> _TASK TO CARRY OUT_: Please transcribe the records precisely; pictures stay out of your copy.

[Code that draws figures]
──────────

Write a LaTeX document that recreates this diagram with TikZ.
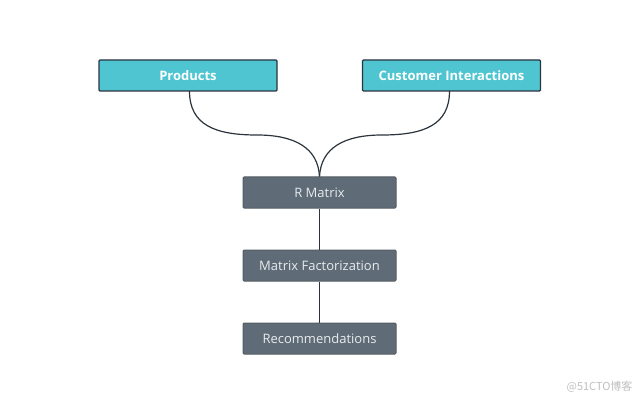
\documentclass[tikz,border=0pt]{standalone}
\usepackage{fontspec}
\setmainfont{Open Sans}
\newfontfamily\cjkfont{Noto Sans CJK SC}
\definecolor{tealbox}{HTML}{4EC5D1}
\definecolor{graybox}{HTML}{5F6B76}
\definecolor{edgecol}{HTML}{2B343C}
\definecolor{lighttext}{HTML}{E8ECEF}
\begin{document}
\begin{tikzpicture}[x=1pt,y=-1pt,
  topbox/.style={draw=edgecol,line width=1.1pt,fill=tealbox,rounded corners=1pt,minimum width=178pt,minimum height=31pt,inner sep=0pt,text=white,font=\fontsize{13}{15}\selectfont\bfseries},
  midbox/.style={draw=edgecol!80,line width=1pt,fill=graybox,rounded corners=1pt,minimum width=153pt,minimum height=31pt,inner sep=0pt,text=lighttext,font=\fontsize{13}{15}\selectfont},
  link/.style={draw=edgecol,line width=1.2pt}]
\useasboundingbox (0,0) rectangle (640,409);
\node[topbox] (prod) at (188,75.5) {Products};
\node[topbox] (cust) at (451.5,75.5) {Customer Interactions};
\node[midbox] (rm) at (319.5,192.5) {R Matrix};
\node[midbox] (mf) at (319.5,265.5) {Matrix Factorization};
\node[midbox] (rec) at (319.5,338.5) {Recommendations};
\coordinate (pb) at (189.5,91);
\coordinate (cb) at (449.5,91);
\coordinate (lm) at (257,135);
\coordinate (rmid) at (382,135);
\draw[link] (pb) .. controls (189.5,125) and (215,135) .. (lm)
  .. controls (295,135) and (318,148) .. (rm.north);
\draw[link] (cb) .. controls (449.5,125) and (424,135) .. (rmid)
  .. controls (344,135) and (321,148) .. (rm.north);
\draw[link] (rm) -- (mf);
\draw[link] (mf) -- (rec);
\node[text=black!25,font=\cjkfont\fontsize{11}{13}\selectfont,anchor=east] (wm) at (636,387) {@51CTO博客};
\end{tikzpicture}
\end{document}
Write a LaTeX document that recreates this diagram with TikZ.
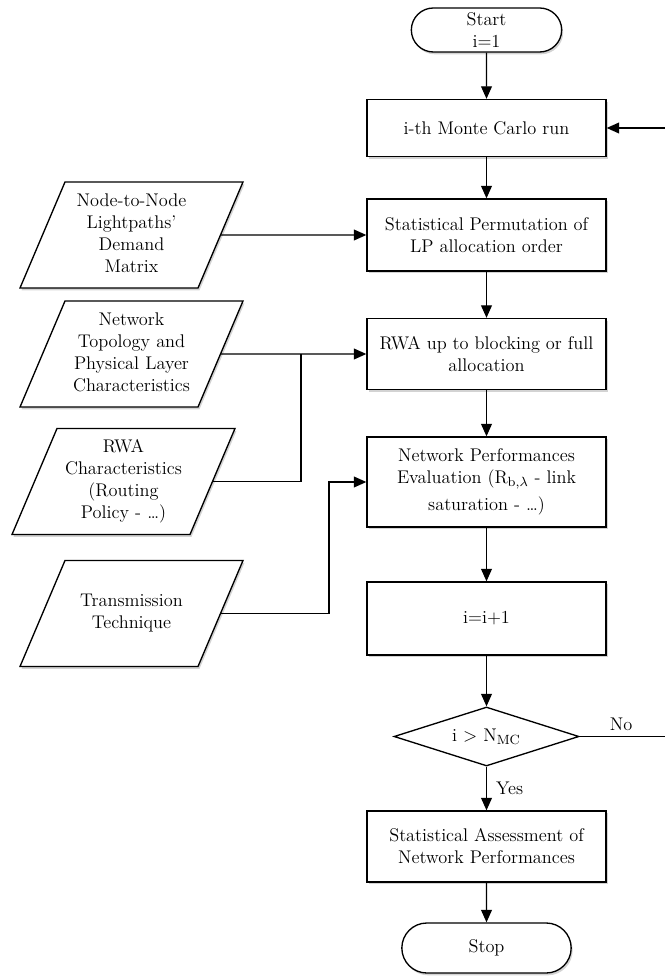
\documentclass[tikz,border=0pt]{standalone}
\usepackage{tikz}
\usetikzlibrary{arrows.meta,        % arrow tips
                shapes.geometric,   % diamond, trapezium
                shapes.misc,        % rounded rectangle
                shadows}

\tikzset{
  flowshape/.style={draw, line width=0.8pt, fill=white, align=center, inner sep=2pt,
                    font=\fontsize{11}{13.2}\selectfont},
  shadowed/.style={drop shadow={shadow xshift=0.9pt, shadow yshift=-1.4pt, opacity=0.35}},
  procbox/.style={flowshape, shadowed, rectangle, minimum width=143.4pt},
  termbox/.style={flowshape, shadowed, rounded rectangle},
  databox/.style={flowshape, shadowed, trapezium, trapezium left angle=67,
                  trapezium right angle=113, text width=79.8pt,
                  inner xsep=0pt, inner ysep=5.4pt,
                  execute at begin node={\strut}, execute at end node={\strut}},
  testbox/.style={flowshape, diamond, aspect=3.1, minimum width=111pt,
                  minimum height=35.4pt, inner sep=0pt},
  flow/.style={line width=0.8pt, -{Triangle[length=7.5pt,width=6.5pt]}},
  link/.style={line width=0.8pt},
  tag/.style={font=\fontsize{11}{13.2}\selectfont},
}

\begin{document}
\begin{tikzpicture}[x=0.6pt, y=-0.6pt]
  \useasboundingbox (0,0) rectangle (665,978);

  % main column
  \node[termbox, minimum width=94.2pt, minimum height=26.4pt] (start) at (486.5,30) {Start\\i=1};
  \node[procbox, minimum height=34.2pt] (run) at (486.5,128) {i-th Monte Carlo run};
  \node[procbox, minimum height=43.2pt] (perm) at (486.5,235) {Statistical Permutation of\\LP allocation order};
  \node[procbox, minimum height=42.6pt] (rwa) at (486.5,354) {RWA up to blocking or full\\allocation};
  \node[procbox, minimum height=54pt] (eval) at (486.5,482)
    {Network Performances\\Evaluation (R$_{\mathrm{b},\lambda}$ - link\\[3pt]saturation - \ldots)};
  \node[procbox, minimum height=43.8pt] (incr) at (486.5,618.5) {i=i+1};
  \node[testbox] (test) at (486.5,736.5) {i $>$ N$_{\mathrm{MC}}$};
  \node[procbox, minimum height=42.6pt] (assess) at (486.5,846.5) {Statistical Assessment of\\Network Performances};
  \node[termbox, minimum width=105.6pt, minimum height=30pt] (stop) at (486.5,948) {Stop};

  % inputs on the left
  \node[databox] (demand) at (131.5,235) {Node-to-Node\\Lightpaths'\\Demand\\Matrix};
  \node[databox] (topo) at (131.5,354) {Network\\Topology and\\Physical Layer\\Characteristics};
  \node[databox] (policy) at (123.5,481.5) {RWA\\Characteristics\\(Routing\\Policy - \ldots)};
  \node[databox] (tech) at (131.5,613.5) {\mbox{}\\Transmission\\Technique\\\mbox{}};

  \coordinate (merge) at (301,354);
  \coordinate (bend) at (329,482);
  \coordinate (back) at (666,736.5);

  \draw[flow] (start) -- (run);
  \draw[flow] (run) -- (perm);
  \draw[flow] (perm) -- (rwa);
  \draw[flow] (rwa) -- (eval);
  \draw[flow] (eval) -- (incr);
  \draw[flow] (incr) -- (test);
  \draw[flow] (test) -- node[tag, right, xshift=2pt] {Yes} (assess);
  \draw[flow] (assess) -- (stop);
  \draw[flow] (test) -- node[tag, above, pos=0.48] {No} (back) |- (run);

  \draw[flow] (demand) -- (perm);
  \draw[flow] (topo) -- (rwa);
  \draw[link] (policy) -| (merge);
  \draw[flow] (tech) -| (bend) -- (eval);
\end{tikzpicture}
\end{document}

──────────

> _ANSWER_:
Write a LaTeX document that recreates this diagram with TikZ.
\documentclass[tikz,border=0pt]{standalone}
\usepackage{fontspec}
\setmainfont{Open Sans}
\newfontfamily\cjkfont{Noto Sans CJK SC}
\definecolor{tealbox}{HTML}{4EC5D1}
\definecolor{graybox}{HTML}{5F6B76}
\definecolor{edgecol}{HTML}{2B343C}
\definecolor{lighttext}{HTML}{E8ECEF}
\begin{document}
\begin{tikzpicture}[x=1pt,y=-1pt,
  topbox/.style={draw=edgecol,line width=1.1pt,fill=tealbox,rounded corners=1pt,minimum width=178pt,minimum height=31pt,inner sep=0pt,text=white,font=\fontsize{13}{15}\selectfont\bfseries},
  midbox/.style={draw=edgecol!80,line width=1pt,fill=graybox,rounded corners=1pt,minimum width=153pt,minimum height=31pt,inner sep=0pt,text=lighttext,font=\fontsize{13}{15}\selectfont},
  link/.style={draw=edgecol,line width=1.2pt}]
\useasboundingbox (0,0) rectangle (640,409);
\node[topbox] (prod) at (188,75.5) {Products};
\node[topbox] (cust) at (451.5,75.5) {Customer Interactions};
\node[midbox] (rm) at (319.5,192.5) {R Matrix};
\node[midbox] (mf) at (319.5,265.5) {Matrix Factorization};
\node[midbox] (rec) at (319.5,338.5) {Recommendations};
\coordinate (pb) at (189.5,91);
\coordinate (cb) at (449.5,91);
\coordinate (lm) at (257,135);
\coordinate (rmid) at (382,135);
\draw[link] (pb) .. controls (189.5,125) and (215,135) .. (lm)
  .. controls (295,135) and (318,148) .. (rm.north);
\draw[link] (cb) .. controls (449.5,125) and (424,135) .. (rmid)
  .. controls (344,135) and (321,148) .. (rm.north);
\draw[link] (rm) -- (mf);
\draw[link] (mf) -- (rec);
\node[text=black!25,font=\cjkfont\fontsize{11}{13}\selectfont,anchor=east] (wm) at (636,387) {@51CTO博客};
\end{tikzpicture}
\end{document}
Write a LaTeX document that recreates this diagram with TikZ.
\documentclass[tikz,border=0pt]{standalone}
\usepackage{tikz}
\usetikzlibrary{arrows.meta,        % arrow tips
                shapes.geometric,   % diamond, trapezium
                shapes.misc,        % rounded rectangle
                shadows}

\tikzset{
  flowshape/.style={draw, line width=0.8pt, fill=white, align=center, inner sep=2pt,
                    font=\fontsize{11}{13.2}\selectfont},
  shadowed/.style={drop shadow={shadow xshift=0.9pt, shadow yshift=-1.4pt, opacity=0.35}},
  procbox/.style={flowshape, shadowed, rectangle, minimum width=143.4pt},
  termbox/.style={flowshape, shadowed, rounded rectangle},
  databox/.style={flowshape, shadowed, trapezium, trapezium left angle=67,
                  trapezium right angle=113, text width=79.8pt,
                  inner xsep=0pt, inner ysep=5.4pt,
                  execute at begin node={\strut}, execute at end node={\strut}},
  testbox/.style={flowshape, diamond, aspect=3.1, minimum width=111pt,
                  minimum height=35.4pt, inner sep=0pt},
  flow/.style={line width=0.8pt, -{Triangle[length=7.5pt,width=6.5pt]}},
  link/.style={line width=0.8pt},
  tag/.style={font=\fontsize{11}{13.2}\selectfont},
}

\begin{document}
\begin{tikzpicture}[x=0.6pt, y=-0.6pt]
  \useasboundingbox (0,0) rectangle (665,978);

  % main column
  \node[termbox, minimum width=94.2pt, minimum height=26.4pt] (start) at (486.5,30) {Start\\i=1};
  \node[procbox, minimum height=34.2pt] (run) at (486.5,128) {i-th Monte Carlo run};
  \node[procbox, minimum height=43.2pt] (perm) at (486.5,235) {Statistical Permutation of\\LP allocation order};
  \node[procbox, minimum height=42.6pt] (rwa) at (486.5,354) {RWA up to blocking or full\\allocation};
  \node[procbox, minimum height=54pt] (eval) at (486.5,482)
    {Network Performances\\Evaluation (R$_{\mathrm{b},\lambda}$ - link\\[3pt]saturation - \ldots)};
  \node[procbox, minimum height=43.8pt] (incr) at (486.5,618.5) {i=i+1};
  \node[testbox] (test) at (486.5,736.5) {i $>$ N$_{\mathrm{MC}}$};
  \node[procbox, minimum height=42.6pt] (assess) at (486.5,846.5) {Statistical Assessment of\\Network Performances};
  \node[termbox, minimum width=105.6pt, minimum height=30pt] (stop) at (486.5,948) {Stop};

  % inputs on the left
  \node[databox] (demand) at (131.5,235) {Node-to-Node\\Lightpaths'\\Demand\\Matrix};
  \node[databox] (topo) at (131.5,354) {Network\\Topology and\\Physical Layer\\Characteristics};
  \node[databox] (policy) at (123.5,481.5) {RWA\\Characteristics\\(Routing\\Policy - \ldots)};
  \node[databox] (tech) at (131.5,613.5) {\mbox{}\\Transmission\\Technique\\\mbox{}};

  \coordinate (merge) at (301,354);
  \coordinate (bend) at (329,482);
  \coordinate (back) at (666,736.5);

  \draw[flow] (start) -- (run);
  \draw[flow] (run) -- (perm);
  \draw[flow] (perm) -- (rwa);
  \draw[flow] (rwa) -- (eval);
  \draw[flow] (eval) -- (incr);
  \draw[flow] (incr) -- (test);
  \draw[flow] (test) -- node[tag, right, xshift=2pt] {Yes} (assess);
  \draw[flow] (assess) -- (stop);
  \draw[flow] (test) -- node[tag, above, pos=0.48] {No} (back) |- (run);

  \draw[flow] (demand) -- (perm);
  \draw[flow] (topo) -- (rwa);
  \draw[link] (policy) -| (merge);
  \draw[flow] (tech) -| (bend) -- (eval);
\end{tikzpicture}
\end{document}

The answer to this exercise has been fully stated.